Decotti, infusi e pozioni varie si sono tramandati per generazioni come unici rimedi per malanni e disturbi vari, in particolare nei momenti dell’anno particolarmente carichi di simbolismi e ricorrenze, collegati soprattutto a ciclicità astronomiche che si riverberano in quelle religiose, come la notte che precede la festività di San Giovanni Battista.

È tra il 23 e il 24 giugno, infatti, che si prepara l’acqua, proprio nel momento ideale perché si carichi delle energie del solstizio.

Si tratta di una storia che parte dai riti dell’antichità classica, che a pochi giorni dal solstizio d’estate del 21 giugno celebravano il sole nel momento del suo splendore,  alle pratiche pagane con falò accesi durante la notte per allontanare spiriti maligni e streghe, riunite nel sabba più potente dell’anno) fino ad arrivare alla festa cattolica di San Giovanni Battista del 24, patrono di Firenze e di molte altre città.

Tutte queste occasioni vedevano cibi e ricette con un comune denominatore, quello di assorbire dalla natura il massimo dell’energia, nei frutti nascenti, nelle erbe spontanee, come nella rugiada del primo mattino, che si diceva  avessero effetti particolarmente benefici, se non prodigiosi, come la prescrizione di cogliere le noci ancora acerbe con il loro mallo durante la nottata, da parte delle donne, che le avrebbero messe in infusione per preparare il nocino da consumare poco prima di Tutti i Santi.
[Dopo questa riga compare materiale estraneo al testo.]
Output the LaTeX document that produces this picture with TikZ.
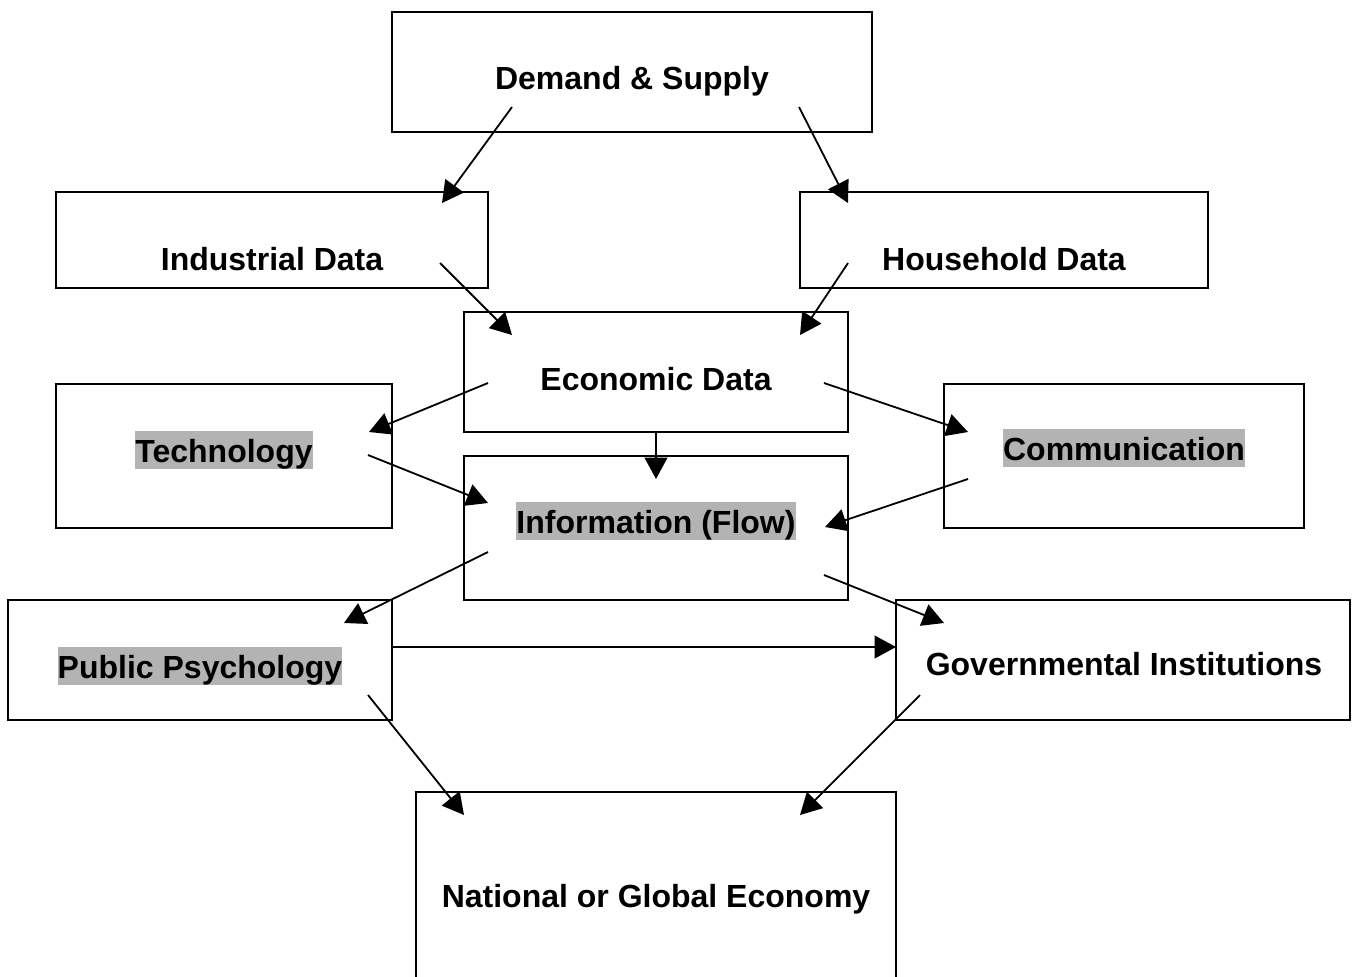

C’era anche la ricetta dei tortelli emiliani di San Giovanni, preparati con erbette selvatiche colte all’alba del 24 e a Roma, invece, è ancora consueto preparare le lumache, anch’esse benedette dalla prima rugiada del mattino.

Proprio per raccogliere e amplificare i poteri della rugiada si è iniziato a preparare l’acqua di San Giovanni, per  tenere lontane siccità e tempeste fatali alle coltivazioni, come anche a purificarsi da possibili influenze negative.

Il rituale dell’acqua è stato poi incorporato nelle celebrazioni di San Giovanni Battista, che in questo ambito ha trovato un ruolo per il mondo cattolico.

Questo infuso deve essere preparato lasciando per una notte a macerare un assortimento di erbe e fiori spontanei colti dopo il tramonto del 23, da usare poi per detergere viso e mani la mattina dopo.

Tra i fiori da usare ci sono l’iperico, detto anche Erba di San Giovanni, in quanto fiorisce proprio intorno al 24 giugno, lavanda, assenzio, finocchietto selvatico, malva, verbena, rosmarino, rosa, menta, salvia, camomilla, passiflora e sambuco.

Secondo la tradizione, si devono cogliere fiori ed erbe dopo il tramonto del 23 giugno, scegliendo tra le piante a disposizione, poi il  raccolto si mette in una bacinella colma d’acqua da lasciare all’aperto per tutta la notte, in modo che riceva la rugiada dell’alba.

Infine la mattina del 24 si utilizza l’acqua aromatizzata di San Giovanni per lavare mani e viso, ma la rimanenza non va buttata, deve essere regalata a un amico.